# Stated task:
Reproduce every line of the material below, but drop the pictures.

--- start Provided material ---

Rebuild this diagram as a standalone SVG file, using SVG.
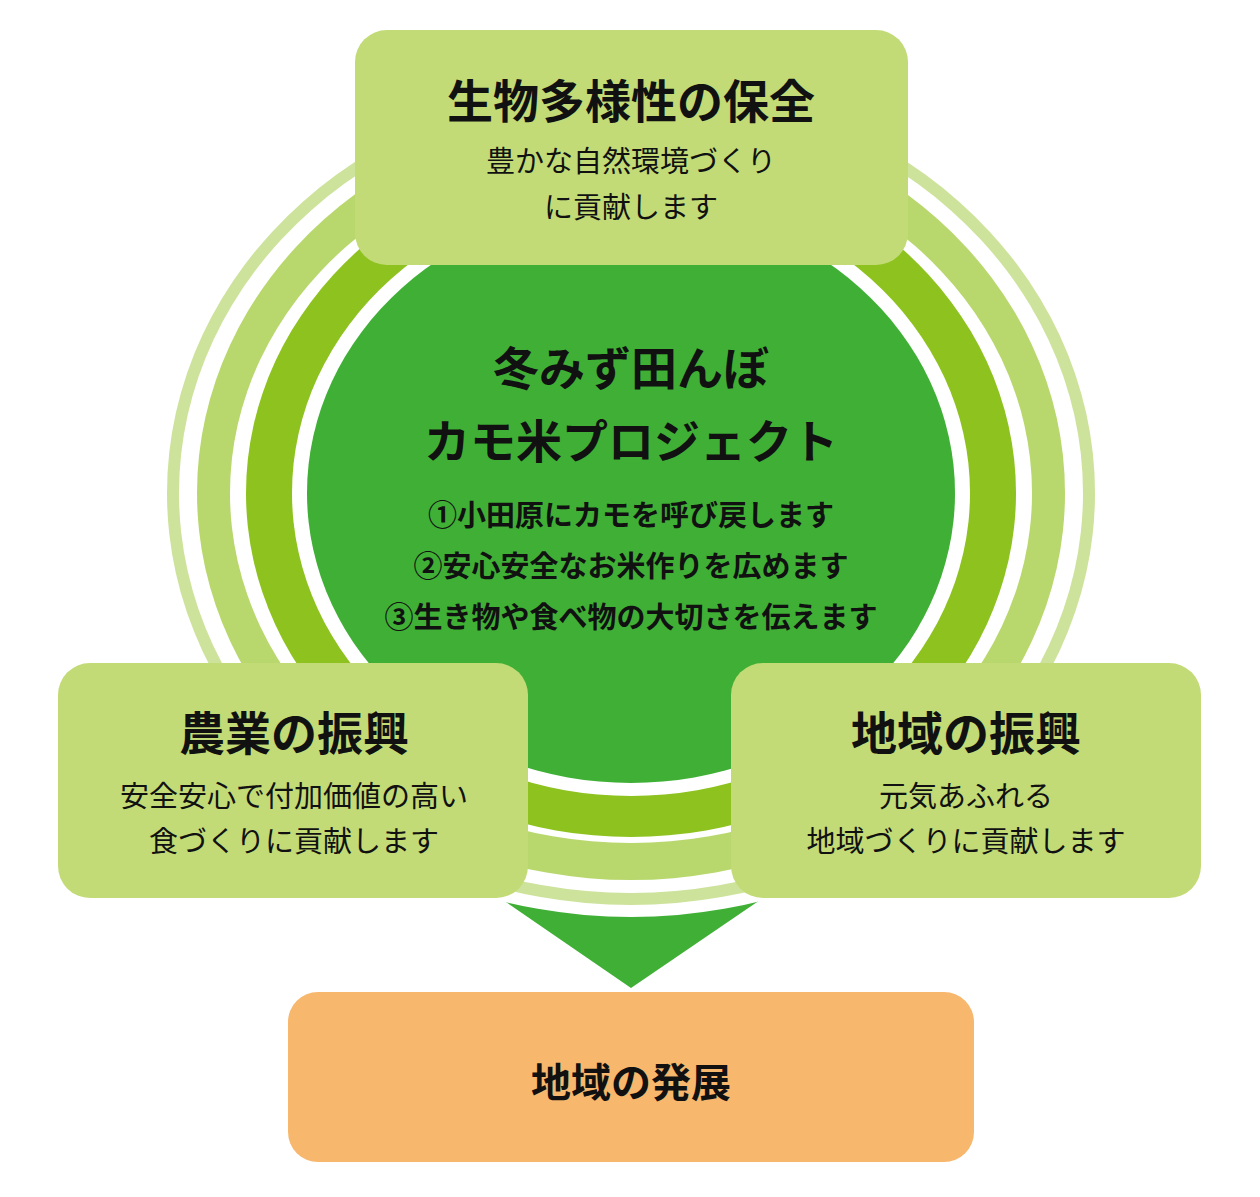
<svg xmlns="http://www.w3.org/2000/svg" width="1260" height="1197" viewBox="0 0 1260 1197">
<style>
text{font-family:"Noto Sans CJK JP","Noto Sans",sans-serif;fill:#111;text-anchor:middle}
.t{font-size:46px;font-weight:700}
.s{font-size:29px;font-weight:400}
.i{font-size:29px;font-weight:700}
.box{fill:#c2db76}
</style>
<rect width="1260" height="1197" fill="#fff"/>
<g id="connectors">
<polygon points="500,898 763,898 631,988" fill="#3fb035"/>
</g>
<g id="rings">
<ellipse cx="631" cy="493" rx="478" ry="424" fill="#fff"/>
<ellipse cx="631" cy="493" rx="464" ry="412" fill="#cde39b"/>
<ellipse cx="631" cy="493" rx="452" ry="400" fill="#fff"/>
<ellipse cx="631" cy="493" rx="434" ry="387" fill="#b8d86e"/>
<ellipse cx="631" cy="493" rx="401" ry="350" fill="#fff"/>
<ellipse cx="631" cy="493" rx="385" ry="344" fill="#8dc21f"/>
<ellipse cx="631" cy="493" rx="339" ry="303" fill="#fff"/>
<ellipse cx="631" cy="493" rx="324" ry="290" fill="#3fb035"/>
</g>
<g id="center">
<text class="t" x="631" y="385">冬みず田んぼ</text>
<text class="t" x="631" y="458">カモ米プロジェクト</text>
<text class="i" x="631" y="526">①小田原にカモを呼び戻します</text>
<text class="i" x="631" y="577">②安心安全なお米作りを広めます</text>
<text class="i" x="631" y="628">③生き物や食べ物の大切さを伝えます</text>
</g>
<g id="top">
<rect class="box" x="355" y="30" width="553" height="235" rx="32"/>
<text class="t" x="631" y="118">生物多様性の保全</text>
<text class="s" x="631" y="172">豊かな自然環境づくり</text>
<text class="s" x="631" y="218">に貢献します</text>
</g>
<g id="left">
<rect class="box" x="58" y="663" width="470" height="235" rx="32"/>
<text class="t" x="294" y="750">農業の振興</text>
<text class="s" x="294" y="807">安全安心で付加価値の高い</text>
<text class="s" x="294" y="852">食づくりに貢献します</text>
</g>
<g id="right">
<rect class="box" x="731" y="663" width="470" height="235" rx="32"/>
<text class="t" x="966" y="750">地域の振興</text>
<text class="s" x="966" y="807">元気あふれる</text>
<text class="s" x="966" y="852">地域づくりに貢献します</text>
</g>
<g id="bottom">
<rect x="288" y="992" width="686" height="170" rx="30" fill="#f7b76d"/>
<text x="631" y="1097" style="font-size:40px;font-weight:700">地域の発展</text>
</g>
</svg>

--- end Provided material ---

# Task answer:
Rebuild this diagram as a standalone SVG file, using SVG.
<svg xmlns="http://www.w3.org/2000/svg" width="1260" height="1197" viewBox="0 0 1260 1197">
<style>
text{font-family:"Noto Sans CJK JP","Noto Sans",sans-serif;fill:#111;text-anchor:middle}
.t{font-size:46px;font-weight:700}
.s{font-size:29px;font-weight:400}
.i{font-size:29px;font-weight:700}
.box{fill:#c2db76}
</style>
<rect width="1260" height="1197" fill="#fff"/>
<g id="connectors">
<polygon points="500,898 763,898 631,988" fill="#3fb035"/>
</g>
<g id="rings">
<ellipse cx="631" cy="493" rx="478" ry="424" fill="#fff"/>
<ellipse cx="631" cy="493" rx="464" ry="412" fill="#cde39b"/>
<ellipse cx="631" cy="493" rx="452" ry="400" fill="#fff"/>
<ellipse cx="631" cy="493" rx="434" ry="387" fill="#b8d86e"/>
<ellipse cx="631" cy="493" rx="401" ry="350" fill="#fff"/>
<ellipse cx="631" cy="493" rx="385" ry="344" fill="#8dc21f"/>
<ellipse cx="631" cy="493" rx="339" ry="303" fill="#fff"/>
<ellipse cx="631" cy="493" rx="324" ry="290" fill="#3fb035"/>
</g>
<g id="center">
<text class="t" x="631" y="385">冬みず田んぼ</text>
<text class="t" x="631" y="458">カモ米プロジェクト</text>
<text class="i" x="631" y="526">①小田原にカモを呼び戻します</text>
<text class="i" x="631" y="577">②安心安全なお米作りを広めます</text>
<text class="i" x="631" y="628">③生き物や食べ物の大切さを伝えます</text>
</g>
<g id="top">
<rect class="box" x="355" y="30" width="553" height="235" rx="32"/>
<text class="t" x="631" y="118">生物多様性の保全</text>
<text class="s" x="631" y="172">豊かな自然環境づくり</text>
<text class="s" x="631" y="218">に貢献します</text>
</g>
<g id="left">
<rect class="box" x="58" y="663" width="470" height="235" rx="32"/>
<text class="t" x="294" y="750">農業の振興</text>
<text class="s" x="294" y="807">安全安心で付加価値の高い</text>
<text class="s" x="294" y="852">食づくりに貢献します</text>
</g>
<g id="right">
<rect class="box" x="731" y="663" width="470" height="235" rx="32"/>
<text class="t" x="966" y="750">地域の振興</text>
<text class="s" x="966" y="807">元気あふれる</text>
<text class="s" x="966" y="852">地域づくりに貢献します</text>
</g>
<g id="bottom">
<rect x="288" y="992" width="686" height="170" rx="30" fill="#f7b76d"/>
<text x="631" y="1097" style="font-size:40px;font-weight:700">地域の発展</text>
</g>
</svg>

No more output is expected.